The Supreme Court on Friday dismissed a plea seeking a direction to the Centre and others to take steps to create an appropriate system which empowers citizens to petition Parliament and seek initiation of deliberations on issues highlighted by them.
A bench of Chief Justice of India DY Chandrachud and justices PS Narasimha and JB Pardiwala said that a citizen cannot seek a right to stand up in Parliament.
"The reliefs which have been sought fall exclusively within the domain of Parliament. Such directions cannot be issued by this Court in the exercise of its jurisdiction under Article 32 of the Constitution," the bench said.
"Tushar Mehta, solicitor general, with Ms Aishwarya Bhati, additional solicitor general, states, for the purpose of assisting the court, that a procedure is already in place for the receipt of petitions, which are considered by the Committee for Petitions. The petition is dismissed," the bench said.
While hearing the plea on January 27, the apex court had asked advocate Rohan Alva, appearing for petitioner Karan Garg, to serve a copy of the plea on the standing counsel for the Centre.
The plea has also sought a declaration that it is the fundamental right of citizens under Articles 14, 19(1)(a) and 21 of the Constitution to directly petition Parliament to seek initiation of a debate, discussion and deliberation on the issues highlighted by them in their petitions.
"The present writ petition prays that it is imperative for the respondents (Centre and others) to take substantive steps in order to ensure that citizens can have their voices heard in Parliament without facing undue barriers and difficulties," it said.
The plea said as an ordinary citizen of the country, the petitioner felt "disempowered" when it came to participation in the democratic process and after people cast their votes and elect representatives, there is no scope for any further participation.
It said there is a complete absence of any formal mechanism by which citizens can engage with lawmakers and take steps in order to ensure that issues which are of vital importance are debated in Parliament.
"The absence of this mechanism creates a void between elected representatives and citizens. The people are disconnected from the law-making process. This distancing of the citizens to their inherent rights to fully participate in Indian democracy is a matter of grave concern and is an issue which needs to be immediately addressed," the plea said.

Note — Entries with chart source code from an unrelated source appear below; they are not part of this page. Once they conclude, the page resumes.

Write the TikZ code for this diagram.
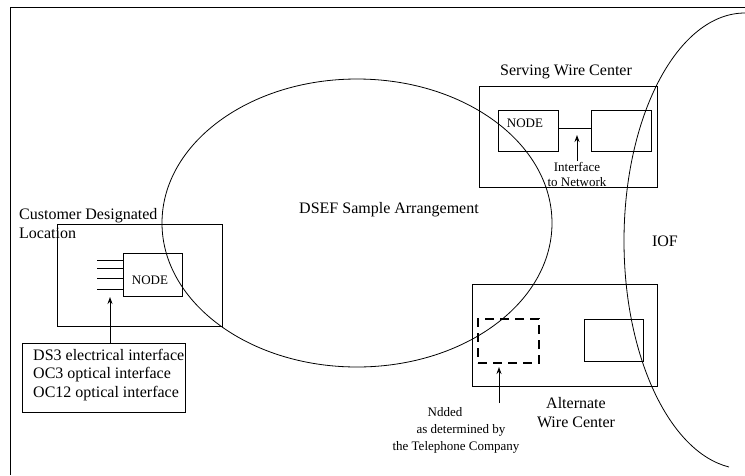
\documentclass[tikz,border=0pt]{standalone}
\usepackage{fontspec}
\setmainfont{Liberation Serif}
\usetikzlibrary{arrows.meta}
\begin{document}
\begin{tikzpicture}[x=1pt,y=-1pt,
  line/.style={draw, line width=0.9pt},
  curve/.style={draw, line width=0.8pt},
  box/.style={draw, line width=0.9pt, inner sep=0pt},
  dashbox/.style={draw, line width=2.4pt, dash pattern=on 9pt off 6pt, inner sep=0pt},
  bigtext/.style={inner sep=0pt, font=\fontsize{16}{19}\selectfont},
  smalltext/.style={inner sep=0pt, font=\fontsize{13}{17}\selectfont},
  pointer/.style={draw, line width=0.9pt, -{Stealth[length=7pt,width=5pt]}}]
\useasboundingbox (0,0) rectangle (745,475);
% outer frame
\coordinate (frTR) at (745,7);
\coordinate (frTL) at (10,7);
\coordinate (frBL) at (10,475);
\draw[line] (frTR) -- (frTL) -- (frBL);
% DSEF ellipse
\draw[curve] (357,223) ellipse [x radius=195pt, y radius=144pt];
\node[bigtext] (dsef) at (389,210) {DSEF Sample Arrangement};
% IOF arc
\draw[curve] (745,13) arc[start angle=90, end angle=262.4, x radius=121pt, y radius=228pt];
\node[bigtext] (iof) at (665,241) {IOF};
% Customer Designated Location
\node[bigtext, anchor=west, align=left] (cdltitle) at (19,223.5) {Customer Designated\\Location};
\node[box, minimum width=165pt, minimum height=102pt] (cdl) at (139.5,275) {};
\node[box, minimum width=59pt, minimum height=43pt] (cdlnode) at (152.5,274.5) {};
\node[smalltext] (cdlnodetext) at (150,280) {NODE};
\foreach \i/\y in {1/260,2/268,3/278,4/289}{
  \coordinate (stubA\i) at (97,\y);
  \draw[line] (stubA\i) -- (stubA\i -| cdlnode.west);
}
\node[box, minimum width=163pt, minimum height=69pt] (ifbox) at (103.5,377.5) {};
\node[bigtext, anchor=west, align=left, font=\fontsize{16}{18.5}\selectfont] (iftext) at (33,375)
  {DS3 electrical interface\\OC3 optical interface\\OC12 optical interface};
\coordinate (cdltip) at (110,297);
\draw[pointer] (ifbox.north -| cdltip) -- (cdltip);
% Serving Wire Center
\node[bigtext] (swctitle) at (566,72) {Serving Wire Center};
\node[box, minimum width=178pt, minimum height=101pt] (swc) at (568,136.5) {};
\node[box, minimum width=60pt, minimum height=41pt] (swcnode) at (528,130.5) {};
\node[smalltext] (swcnodetext) at (525,123) {NODE};
\node[box, minimum width=60pt, minimum height=41pt] (swcright) at (621,130.5) {};
\draw[line] ([yshift=2.5pt]swcnode.east) -- ([yshift=2.5pt]swcright.west);
\node[smalltext, align=center, font=\fontsize{13}{15}\selectfont] (swclabel) at (577,174.5) {Interface\\to Network};
\coordinate (swctip) at (577,135);
\draw[pointer] ([yshift=1pt]swclabel.north) -- (swctip);
% Alternate Wire Center
\node[box, minimum width=185pt, minimum height=102pt] (awc) at (564.5,335) {};
\node[dashbox, minimum width=61pt, minimum height=44pt] (awcdash) at (508.5,341) {};
\node[box, minimum width=59pt, minimum height=42pt] (awcright) at (613.5,340) {};
\node[bigtext, align=center] (awclabel) at (576,412.5) {Alternate\\Wire Center};
\coordinate (awcstart) at (499,403);
\coordinate (awctip) at (499,367);
\draw[pointer] (awcstart) -- (awctip);
\node[smalltext] (nd1) at (445,412) {Ndded};
\node[smalltext] (nd2) at (461,430) {as determined by};
\node[smalltext] (nd3) at (456,447) {the Telephone Company};
\end{tikzpicture}
\end{document}
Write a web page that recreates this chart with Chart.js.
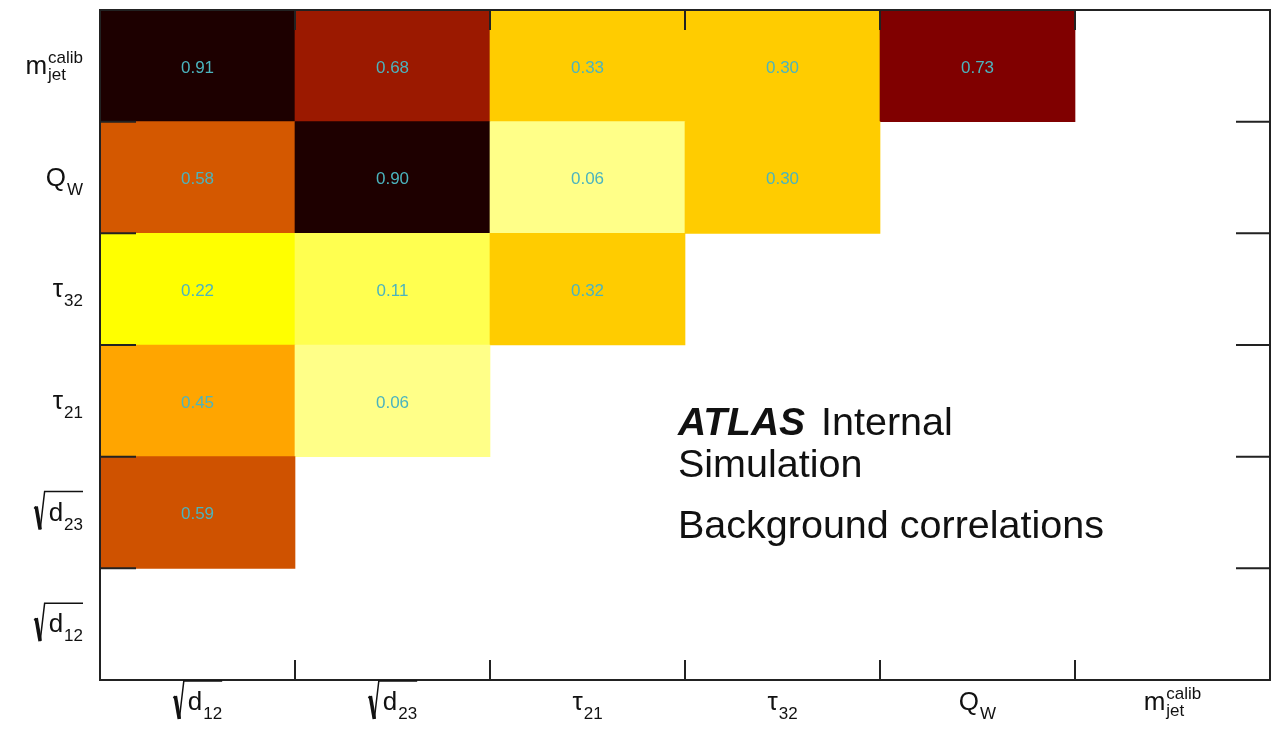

It said a system by which the citizens can directly petition Parliament is already in place in the United Kingdom and it has been working well for several years.
It also said that if citizens have the ability to engage with the Centre and Parliament at a deeper level, it may reduce the burden on the apex court and high courts "since there may exist an effective and alternative remedy for espousing and pursuing public interest causes".
The plea said citizens have a fundamental right to participate in democratic affairs and are constitutionally entitled to present workable and constructive suggestions to Parliament on matters of national importance so that public interest is appropriately safeguarded.
"The current system does not fully allow citizens to initiate discussions in Parliament by moving appropriate petitions," it added.
The petition said formulation of well-reasoned and reasonable rules which allow citizens to directly petition Parliament will usher in a transformative era of democratic governance and create an environment for robust engagement between the people of the country and members of Parliament.
It has sought a direction to the Centre and others to expeditiously take steps to create an appropriate system or reasonable rules and regulations which empower citizens to petition Parliament and seek initiation of a debate on the issues highlighted by them.